GPU in-memory processing using Spark for iterative computation.

Due to its simplicity and scalability, MapReduce has become a de facto standard computing model for big data processing. Since the original MapReduce model was only appropriate for embarrassingly parallel batch processing, many follow-up studies have focused on improving the efficiency and performance of the model. Spark follows one of these recent trends by providing in-memory processing capability to reduce slow disk I/O for iterative computing tasks. However, the acceleration of Spark's in-memory processing using graphics processing units (GPUs) is challenging due to its deep memory hierarchy and host-to-GPU communication overhead.
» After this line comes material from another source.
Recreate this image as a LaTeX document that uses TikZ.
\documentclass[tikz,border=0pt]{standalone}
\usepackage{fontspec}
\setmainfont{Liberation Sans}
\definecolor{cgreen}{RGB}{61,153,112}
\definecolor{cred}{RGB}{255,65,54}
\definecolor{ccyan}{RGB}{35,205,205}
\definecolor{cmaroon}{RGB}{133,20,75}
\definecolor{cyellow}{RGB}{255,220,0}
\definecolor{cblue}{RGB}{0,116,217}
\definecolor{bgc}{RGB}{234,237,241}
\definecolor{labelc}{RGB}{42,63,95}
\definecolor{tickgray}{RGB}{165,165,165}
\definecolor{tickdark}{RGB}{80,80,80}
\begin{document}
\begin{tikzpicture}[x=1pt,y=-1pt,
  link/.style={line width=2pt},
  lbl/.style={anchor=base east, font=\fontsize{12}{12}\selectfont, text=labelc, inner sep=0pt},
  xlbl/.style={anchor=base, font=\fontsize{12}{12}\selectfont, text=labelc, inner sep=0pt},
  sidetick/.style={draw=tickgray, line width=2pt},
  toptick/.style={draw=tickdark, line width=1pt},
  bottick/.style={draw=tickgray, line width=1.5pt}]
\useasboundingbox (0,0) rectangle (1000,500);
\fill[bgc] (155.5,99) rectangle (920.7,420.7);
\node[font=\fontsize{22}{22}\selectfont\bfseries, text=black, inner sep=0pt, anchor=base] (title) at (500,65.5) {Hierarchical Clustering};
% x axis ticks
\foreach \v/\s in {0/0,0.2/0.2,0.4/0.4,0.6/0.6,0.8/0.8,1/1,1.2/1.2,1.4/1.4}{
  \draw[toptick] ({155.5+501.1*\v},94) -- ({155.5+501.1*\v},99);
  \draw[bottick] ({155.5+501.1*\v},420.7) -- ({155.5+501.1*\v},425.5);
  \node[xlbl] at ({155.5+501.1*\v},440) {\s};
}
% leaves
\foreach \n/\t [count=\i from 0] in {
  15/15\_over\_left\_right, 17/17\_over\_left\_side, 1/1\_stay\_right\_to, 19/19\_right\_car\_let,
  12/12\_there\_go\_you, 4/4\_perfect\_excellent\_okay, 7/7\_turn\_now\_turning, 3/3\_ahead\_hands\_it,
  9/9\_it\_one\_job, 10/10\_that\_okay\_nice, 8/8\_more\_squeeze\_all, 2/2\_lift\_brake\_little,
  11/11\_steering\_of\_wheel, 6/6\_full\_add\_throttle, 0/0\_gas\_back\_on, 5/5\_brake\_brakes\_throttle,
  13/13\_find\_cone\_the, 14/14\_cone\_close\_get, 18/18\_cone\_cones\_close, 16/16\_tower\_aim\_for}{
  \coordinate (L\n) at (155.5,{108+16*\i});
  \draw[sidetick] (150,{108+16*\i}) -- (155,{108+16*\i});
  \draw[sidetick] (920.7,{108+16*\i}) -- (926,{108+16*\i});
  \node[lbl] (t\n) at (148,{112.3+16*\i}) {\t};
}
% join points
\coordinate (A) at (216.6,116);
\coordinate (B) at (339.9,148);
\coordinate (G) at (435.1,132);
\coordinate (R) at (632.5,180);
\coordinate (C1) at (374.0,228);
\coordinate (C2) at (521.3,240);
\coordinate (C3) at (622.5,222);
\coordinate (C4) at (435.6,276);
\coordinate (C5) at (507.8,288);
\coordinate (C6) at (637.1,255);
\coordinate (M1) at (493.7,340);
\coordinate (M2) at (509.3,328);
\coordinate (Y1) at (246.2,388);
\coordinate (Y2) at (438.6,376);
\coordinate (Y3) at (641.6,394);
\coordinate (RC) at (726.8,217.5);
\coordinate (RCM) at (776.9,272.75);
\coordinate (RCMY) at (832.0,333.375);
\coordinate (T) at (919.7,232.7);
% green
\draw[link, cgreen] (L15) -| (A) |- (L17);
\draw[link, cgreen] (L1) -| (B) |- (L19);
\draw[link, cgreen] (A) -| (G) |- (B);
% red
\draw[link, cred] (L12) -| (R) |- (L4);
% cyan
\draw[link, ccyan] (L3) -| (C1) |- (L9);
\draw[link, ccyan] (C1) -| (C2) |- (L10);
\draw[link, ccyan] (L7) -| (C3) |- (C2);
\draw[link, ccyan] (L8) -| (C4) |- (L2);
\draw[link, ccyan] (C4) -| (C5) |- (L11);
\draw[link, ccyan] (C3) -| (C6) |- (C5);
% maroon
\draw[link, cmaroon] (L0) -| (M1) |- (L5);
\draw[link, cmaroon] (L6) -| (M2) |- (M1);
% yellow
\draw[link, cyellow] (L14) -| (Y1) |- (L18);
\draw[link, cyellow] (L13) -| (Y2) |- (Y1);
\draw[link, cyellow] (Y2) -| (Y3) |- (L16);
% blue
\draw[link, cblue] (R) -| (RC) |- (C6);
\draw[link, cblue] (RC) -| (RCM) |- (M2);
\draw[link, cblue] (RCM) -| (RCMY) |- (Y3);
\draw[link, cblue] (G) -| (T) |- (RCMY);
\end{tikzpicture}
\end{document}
In this paper, we introduce a novel GPU-accelerated MapReduce framework that extends Spark's in-memory processing so that iterative computing is performed only in the GPU memory. Having discovered that the main bottleneck in the current Spark system for GPU computing is data communication on a Java virtual machine, we propose a modification of the current Spark implementation to bypass expensive data management for iterative task offloading to GPUs. We also propose a novel GPU in-memory processing and caching framework that minimizes host-to-GPU communication via lazy evaluation and reuses GPU memory over multiple mapper executions. The proposed system employs message-passing interface (MPI)-based data synchronization for inter-worker communication so that more complicated iterative computing tasks, such as iterative numerical solvers, can be efficiently handled. We demonstrate the performance of our system in terms of several iterative computing tasks in big data processing applications, including machine learning and scientific computing. We achieved up to 50 times speed up over conventional Spark and about 10 times speed up over GPU-accelerated Spark.